People v. McNair
Criminal Court Discusses Electronic Monitoring as a Special Condition to a Probation Sentence
On October 27, 1993 at approximately 2:30 in the morning, a police officer pulled the appellant’s car over for speeding and running a red light Poughkeepsie, New York. The appellant was subsequently arrested for driving while intoxicated DWI, and aggravated unlicensed operation of a motor vehicle in the first degree, both felonies. On January 11, 1994, the appellant waived his right to be prosecuted by indictment and pled guilty under Superior Court Information in Dutchess County Court to driving while intoxicated as a felony in satisfaction of the pending charges against him. On February 24, 1994, County Court sentenced the appellant to five years probation which included six months imprisonment. A special condition of the probationary sentence imposed that appellant serve up to one year of electronic monitoring following the completion of his jail term. The trial judge advised the defendant at sentencing that the electronic monitoring could be terminated by the appellant’s probation officer prior to the completion of one year. The court also directed that the appellant attend the Victim Impact Panel at the earliest opportunity following his release from jail, pay a $1,000.00 fine, a $150.00 mandatory surcharge and the $5.00 crime victim’s assistance fee. The appellant took an appeal to challenge the electronic monitoring portion of his probationary sentence as it was unauthorized and illegally imposed. On February 6, 1995, the Appellate Division, Second Department affirmed in a memorandum decision. The Appellant then appealed to the Court of Appeals on the ground that the court was not empowered to highly restrict a defendant’s freedom of movement for substantial periods of time in the absence of any statutory authorization.
The Court of Appeals examined the reason for the court including the special condition of electronic monitoring. The trial judge stated that the appellant was convicted on prior occasions for driving under the influence and the he had lost the trust of the court. Therefore, the use of the electronic monitoring was primarily to assure the court that the roadways were safe from the appellant’s driving. Public safety was the biggest consider when the court imposed this special condition. The case of Letterlough, 86 N.Y.2d questions regarding public safety may not be considered in determining special probation conditions under the catch all phrase of section 65.10(2) (1) of the Penal Law. Section 65.10(2) (1) of the Penal Law allows a sentencing court to impose probationary conditions that is reasonably related to rehabilitation. The aim of the electronic monitoring was to keep the appellant under the Probation Department’s surveillance but it did not serve the goal of deterrence by stoping the appellant from drinking and driving. The only rehabilitative benefit to surveillance was purely incidental as it restricted the appellant’s movement and thereby reduced his opportunity to commit a crime.

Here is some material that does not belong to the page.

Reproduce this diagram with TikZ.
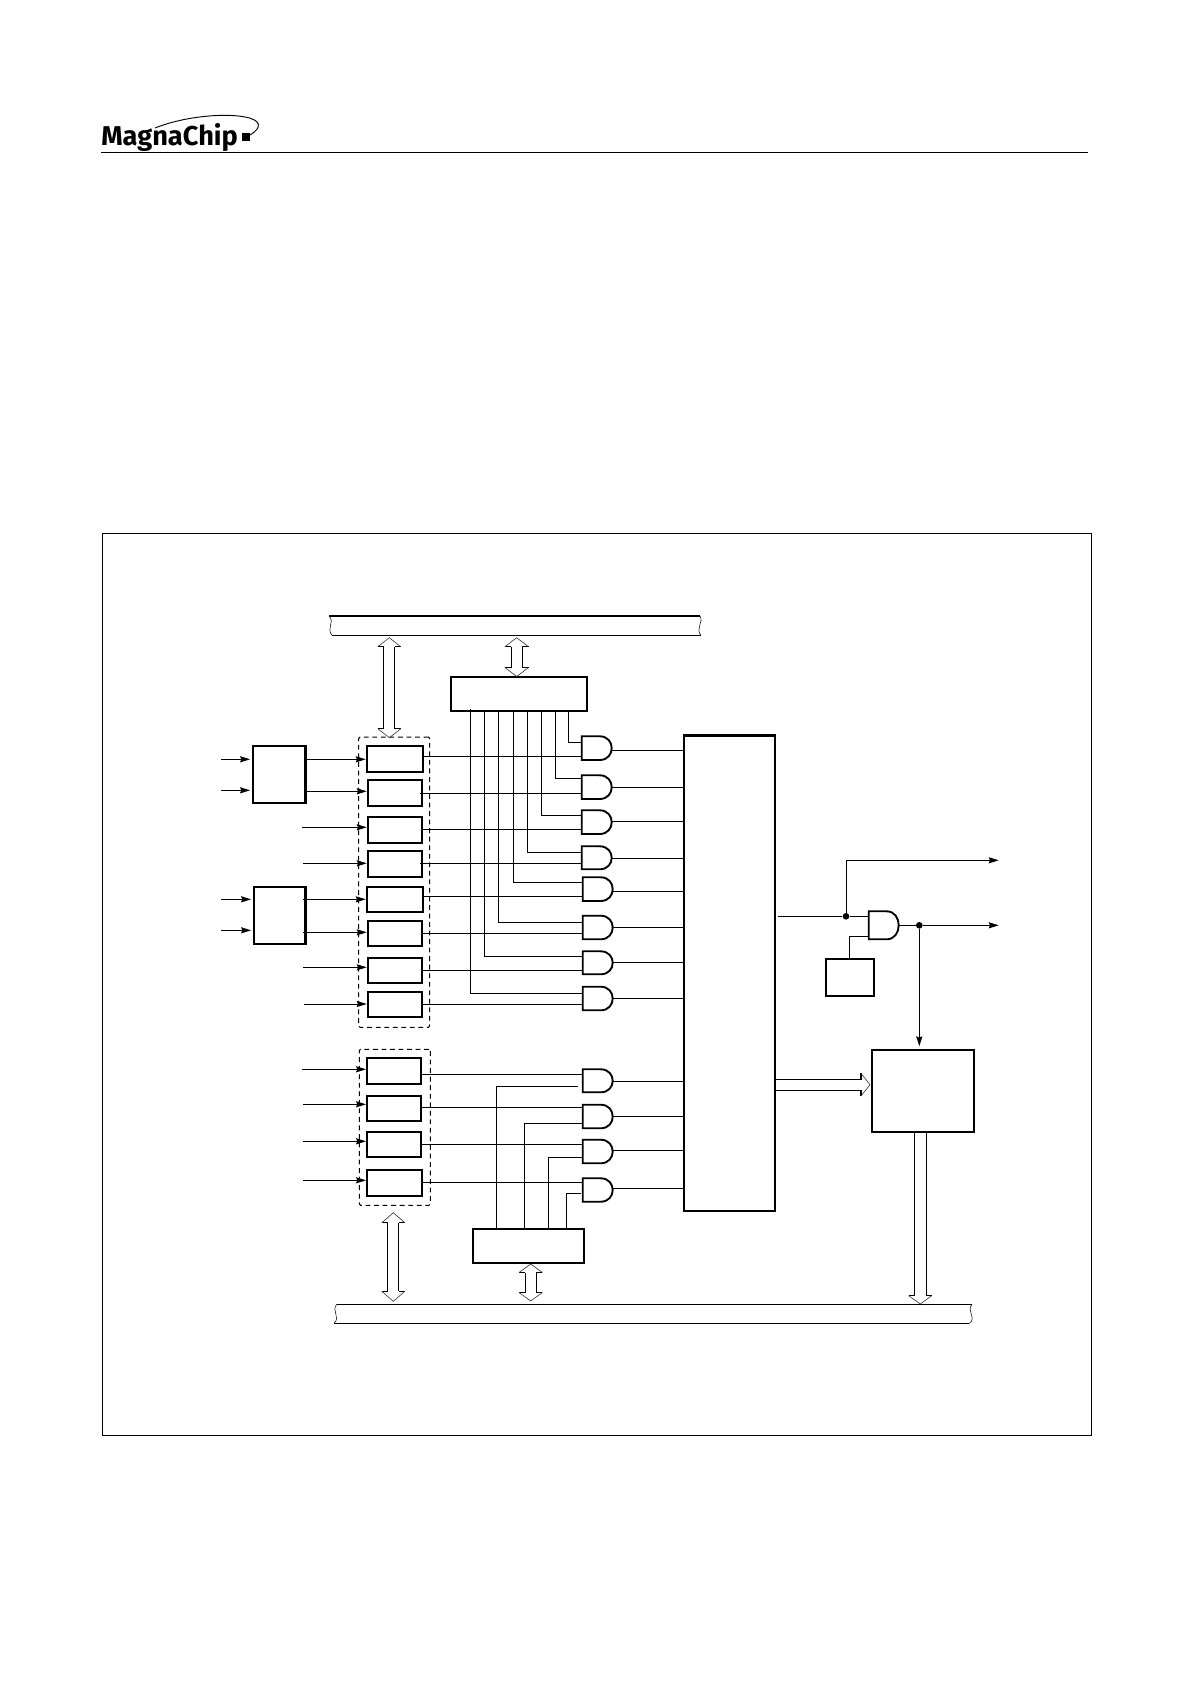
\documentclass[tikz,border=0pt]{standalone}
\usepackage{fontspec}
\setmainfont{Fira Sans}
\usetikzlibrary{arrows.meta,calc}
\tikzset{
  wire/.style={line width=0.75pt,black},
  arr/.style={wire,-{Stealth[length=7.5pt,width=4.6pt,inset=1pt]},shorten >=0.75pt},
  arrlong/.style={arr,shorten >=2pt},
  regbox/.style={draw,line width=1.5pt,inner sep=0pt,outer sep=0pt},
  srcbox/.style={draw,line width=1.8pt,inner sep=0pt,outer sep=0pt},
  gatebody/.style={draw,line width=1.4pt,line join=miter},
  groupbox/.style={draw,line width=0.75pt,dash pattern=on 3.6pt off 2.8pt,rounded corners=1pt,inner sep=0pt,outer sep=0pt},
  busline/.style={line width=0.8pt},
  busend/.style={line width=0.4pt},
  hollowshaft/.style={line width=0.85pt},
  hollowhead/.style={line width=0.45pt,black!80},
  junction/.style={circle,fill=black,inner sep=0pt,minimum size=5pt},
  framebox/.style={draw,line width=0.75pt,inner sep=0pt,outer sep=0pt},
}
% box from its corners, in picture units
\newcommand{\bx}[6]{\pgfmathsetmacro\bxw{(#5-#3)*0.75}\pgfmathsetmacro\bxh{(#6-#4)*0.75}%
  \node[#1,minimum width=\bxw pt,minimum height=\bxh pt,anchor=north west] (#2) at (#3,#4) {};}
% AND gate: name, xleft, ytop, ybottom, y input a, y input b, y output
\newcommand{\gate}[7]{\pgfmathsetmacro\gxm{#2+18}\pgfmathsetmacro\gxc{#2+34}\pgfmathsetmacro\gxr{#2+30}%
  \draw[gatebody] (#2,#3) -- (\gxm,#3) .. controls (\gxc,#3) and (\gxc,#4) .. (\gxm,#4) -- (#2,#4) -- cycle;
  \coordinate (#1a) at (#2,#5);\coordinate (#1b) at (#2,#6);\coordinate (#1o) at (\gxr,#7);}
% hollow vertical double arrow: top tip, bottom tip, head length, shaft half, head half
\newcommand{\hollowdbl}[5]{%
  \draw[hollowshaft] ($(#1)+(-#4,#3)$) -- ($(#2)+(-#4,-#3)$) ($(#1)+(#4,#3)$) -- ($(#2)+(#4,-#3)$)
    ($(#1)+(-#5,#3)$) -- ($(#1)+(-#4,#3)$) ($(#1)+(#5,#3)$) -- ($(#1)+(#4,#3)$)
    ($(#2)+(-#5,-#3)$) -- ($(#2)+(-#4,-#3)$) ($(#2)+(#5,-#3)$) -- ($(#2)+(#4,-#3)$);
  \draw[hollowhead] ($(#1)+(-#5,#3)$) -- (#1) -- ($(#1)+(#5,#3)$)
    ($(#2)+(-#5,-#3)$) -- (#2) -- ($(#2)+(#5,-#3)$);}
\begin{document}
\begin{tikzpicture}[x=0.75pt,y=-0.75pt]
\useasboundingbox (0,0) rectangle (1191,1685);
\fill[white] (0,0) rectangle (1191,1685);

% header
\coordinate (hl) at (101,152.3);
\coordinate (hr) at (1088,152.3);
\draw[line width=0.8pt] (hl) -- (hr);
\node[anchor=base west,inner sep=0pt,font=\fontsize{20.4pt}{21pt}\selectfont\bfseries] (logo) at (101,145.7) {MagnaChip};
\fill (241.7,132.7) rectangle (250,140.7);
\draw[line width=0.7pt] (155,128) .. controls (185,116) and (225,113) .. (245,117) .. controls (262,120) and (262,128) .. (250,135);

% frame
\bx{framebox}{frame}{102}{533}{1091.3}{1435}

% buses
\coordinate (tb1) at (329.3,616); \coordinate (tb2) at (700,616);
\coordinate (tb3) at (332,635.3); \coordinate (tb4) at (701,635.3);
\draw[busline] (tb1) -- (tb2) (tb3) -- (tb4);
\draw[busend] (tb1) .. controls (335,623) and (326,628) .. (tb3);
\draw[busend] (tb2) .. controls (704,622) and (695,629) .. (tb4);
\coordinate (bb1) at (336.7,1304.3); \coordinate (bb2) at (972,1304.3);
\coordinate (bb3) at (334,1323.3); \coordinate (bb4) at (969.3,1323.3);
\draw[busline] (bb1) -- (bb2) (bb3) -- (bb4);
\draw[busend] (bb1) .. controls (331,1311) and (341,1317) .. (bb3);
\draw[busend] (bb2) .. controls (966,1311) and (977,1318) .. (bb4);

% boxes
\bx{srcbox}{srcA}{252.7}{745.7}{305.3}{803}
\bx{srcbox}{srcB}{253.7}{887}{305.3}{944}
\bx{regbox}{tbox}{450.7}{677}{587.3}{711}
\bx{regbox}{bbox}{472.7}{1228.7}{584.3}{1263}
\bx{srcbox}{big}{684}{735.3}{775}{1211}
\bx{regbox}{small}{825.7}{958.7}{874.3}{996}
\bx{regbox}{out}{871.7}{1050}{974}{1132}

\bx{regbox}{r1}{366.7}{745.7}{423.3}{772}
\bx{regbox}{r2}{367.7}{780}{422.3}{806}
\bx{regbox}{r3}{367.7}{817}{422.3}{843}
\bx{regbox}{r4}{367.7}{850.7}{422.3}{876.7}
\bx{regbox}{r5}{366.7}{887}{423.3}{912}
\bx{regbox}{r6}{367.7}{921}{422.3}{946}
\bx{regbox}{r7}{367.7}{958}{422.3}{983}
\bx{regbox}{r8}{367.7}{992}{422.3}{1017}
\bx{regbox}{r9}{367}{1057.7}{421.3}{1084}
\bx{regbox}{r10}{367}{1096}{421.3}{1121}
\bx{regbox}{r11}{367}{1131.7}{421.3}{1157.3}
\bx{regbox}{r12}{367}{1170}{422.3}{1196}

\bx{groupbox}{grp1}{358.7}{737}{429.7}{1027.3}
\bx{groupbox}{grp2}{359.3}{1049.3}{430.3}{1205.3}

% gates
\gate{g1}{581.7}{736.3}{760}{742.3}{756.3}{750.3}
\gate{g2}{581.7}{775.3}{799}{778.3}{793.3}{787.3}
\gate{g3}{581.7}{810.3}{834}{815.3}{829.3}{821.3}
\gate{g4}{581.7}{846.3}{869.3}{852.3}{863.3}{858.3}
\gate{g5}{582.7}{877.3}{901}{882.3}{896.3}{891.3}
\gate{g6}{582.7}{915.7}{939.3}{922.3}{933.3}{927.3}
\gate{g7}{582.7}{951.3}{974.3}{956.3}{970.3}{962.3}
\gate{g8}{582.7}{986.7}{1010.3}{993.3}{1004.3}{998.3}
\gate{g9}{582.7}{1069.3}{1092.3}{1086.3}{1074.3}{1081.3}
\gate{g10}{582.7}{1104.7}{1128.3}{1123.3}{1107.3}{1116.3}
\gate{g11}{582.7}{1139.7}{1163.3}{1157.3}{1144.3}{1150.3}
\gate{g12}{582.7}{1178.3}{1201.7}{1193.3}{1182.3}{1188.3}
\gate{gx}{868.7}{911.3}{939.3}{916.3}{936.3}{925.3}

% source inputs
\foreach \n/\y in {ia1/759.3,ia2/790.3}{\coordinate (\n) at (221,\y); \draw[arrlong] (\n) -- (\n -| srcA.west);}
\foreach \n/\y in {ib1/899.3,ib2/930.3}{\coordinate (\n) at (221,\y); \draw[arrlong] (\n) -- (\n -| srcB.west);}

% source to register
\coordinate (sa1) at (305.3,759.3); \draw[arr] (sa1) -- (sa1 -| r1.west);
\coordinate (sa2) at (305.3,791.3); \draw[arr] (sa2) -- (sa2 -| r2.west);
\coordinate (sb1) at (303,899.3); \draw[arr] (sb1) -- (sb1 -| r5.west);
\coordinate (sb2) at (303,932.3); \draw[arr] (sb2) -- (sb2 -| r6.west);

% free inputs to registers
\coordinate (i3) at (302,827.3); \draw[arr] (i3) -- (i3 -| r3.west);
\coordinate (i4) at (303,863.3); \draw[arr] (i4) -- (i4 -| r4.west);
\coordinate (i7) at (303,967.3); \draw[arr] (i7) -- (i7 -| r7.west);
\coordinate (i8) at (304,1004); \draw[arr] (i8) -- (i8 -| r8.west);
\coordinate (i9) at (302,1069.3); \draw[arr] (i9) -- (i9 -| r9.west);
\coordinate (i10) at (303,1104.3); \draw[arr] (i10) -- (i10 -| r10.west);
\coordinate (i11) at (303,1141.3); \draw[arr] (i11) -- (i11 -| r11.west);
\coordinate (i12) at (303,1180.3); \draw[arr] (i12) -- (i12 -| r12.west);

% registers to gates
\draw[wire] (g1b -| r1.east) -- (g1b);
\coordinate (o2) at (420,793.3); \draw[wire] (o2) -- (g2b);
\draw[wire] (g3b -| r3.east) -- (g3b);
\coordinate (o4) at (420,863.3); \draw[wire] (o4) -- (g4b);
\draw[wire] (g5b -| r5.east) -- (g5b);
\draw[wire] (g6b -| r6.east) -- (g6b);
\draw[wire] (g7b -| r7.east) -- (g7b);
\draw[wire] (g8b -| r8.east) -- (g8b);
\draw[wire] (g9b -| r9.east) -- (g9b);
\draw[wire] (g10b -| r10.east) -- (g10b);
\draw[wire] (g11b -| r11.east) -- (g11b);
\draw[wire] (g12b -| r12.east) -- (g12b);

% top decoder to gates
\foreach \g/\x/\yy in {g1/568.7/711,g2/555.7/711,g3/541.7/711,g4/527.7/711,g5/513.3/710,g6/498.3/710,g7/484.3/710,g8/470.3/709}{
  \coordinate (t\g) at (\x,\yy); \draw[wire] (t\g) |- (\g a);}

% bottom decoder to gates
\coordinate (bg9) at (496.7,1229); \coordinate (e9) at (577.7,1086.3); \draw[wire] (bg9) |- (e9);
\coordinate (bg10) at (524.3,1229); \draw[wire] (bg10) |- (g10a);
\coordinate (bg11) at (548.3,1229); \draw[wire] (bg11) |- (g11a);
\coordinate (bg12) at (566.3,1229); \coordinate (e12) at (581,1193.3); \draw[wire] (bg12) |- (e12);

% gates to big block
\foreach \g in {g1,g2,g3,g4,g5,g6,g7,g8,g9,g10,g11,g12}{\draw[wire] (\g o) -- (\g o -| big.west);}

% output side
\coordinate (bo) at (778,916.3);
\node[junction] (j1) at (846,916.3) {};
\node[junction] (j2) at (919.3,925.3) {};
\coordinate (up) at (998.7,860.3);
\coordinate (rt) at (998.7,925.3);
\coordinate (dn) at (919.3,1046.3);
\draw[wire] (bo) -- (j1) -- (gxa);
\draw[arr,shorten >=0pt] (j1) |- (up);
\draw[wire] (gxo) -- (j2);
\draw[arr,shorten >=0pt] (j2) -- (rt);
\draw[arr,shorten >=0pt] (j2) -- (dn);
\coordinate (sm) at (849.3,958.7);
\draw[wire] (sm) |- (gxb);

% hollow arrows
\coordinate (a1t) at (389.3,637.7); \coordinate (a1b) at (389.3,737.7);
\hollowdbl{a1t}{a1b}{9}{5.6}{11.5}
\coordinate (a2t) at (516.7,637.7); \coordinate (a2b) at (516.7,676.5);
\hollowdbl{a2t}{a2b}{9}{5.4}{11.8}
\coordinate (a3t) at (393.3,1212.7); \coordinate (a3b) at (393.3,1301.3);
\hollowdbl{a3t}{a3b}{10}{5.5}{11.5}
\coordinate (a4t) at (530.7,1264); \coordinate (a4b) at (530.7,1301);
\hollowdbl{a4t}{a4b}{8.5}{5.5}{11.7}

% big block to output block (hollow, right)
\coordinate (hs1) at (775,1079.3); \coordinate (hs2) at (775,1090.3);
\coordinate (hb1) at (861,1079.3); \coordinate (hb2) at (861,1090.3);
\coordinate (hu) at (861,1073.3); \coordinate (hd) at (861,1096); \coordinate (hp) at (870,1084.7);
\draw[hollowshaft] (hs1) -- (hb1) -- (hu) (hs2) -- (hb2) -- (hd);
\draw[hollowhead] (hu) -- (hp) -- (hd);

% output block to lower bus (hollow, down)
\coordinate (ds1) at (914.3,1132); \coordinate (ds2) at (926.3,1132);
\coordinate (db1) at (914.3,1295.7); \coordinate (db2) at (926.3,1295.7);
\coordinate (dl) at (908.7,1295.7); \coordinate (dr) at (931.7,1295.7); \coordinate (dp) at (920.3,1304);
\draw[hollowshaft] (ds1) -- (db1) -- (dl) (ds2) -- (db2) -- (dr);
\draw[hollowhead] (dl) -- (dp) -- (dr);
\end{tikzpicture}
\end{document}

Therefore, the Court of Appeals reversed the decision of the Appellate Division of the Supreme Court. It held that sentencing court exceeded its authority under probation statute’s catch-all provision, in ordering one year of electronic monitoring. A ruling that upheld electronic monitoring would inevitably lead to the uneven and invasive application of the electronic monitoring technology as courts around the State experiment with this unregulated sentencing tool. The matter was remitted for further proceeding on the superior court information.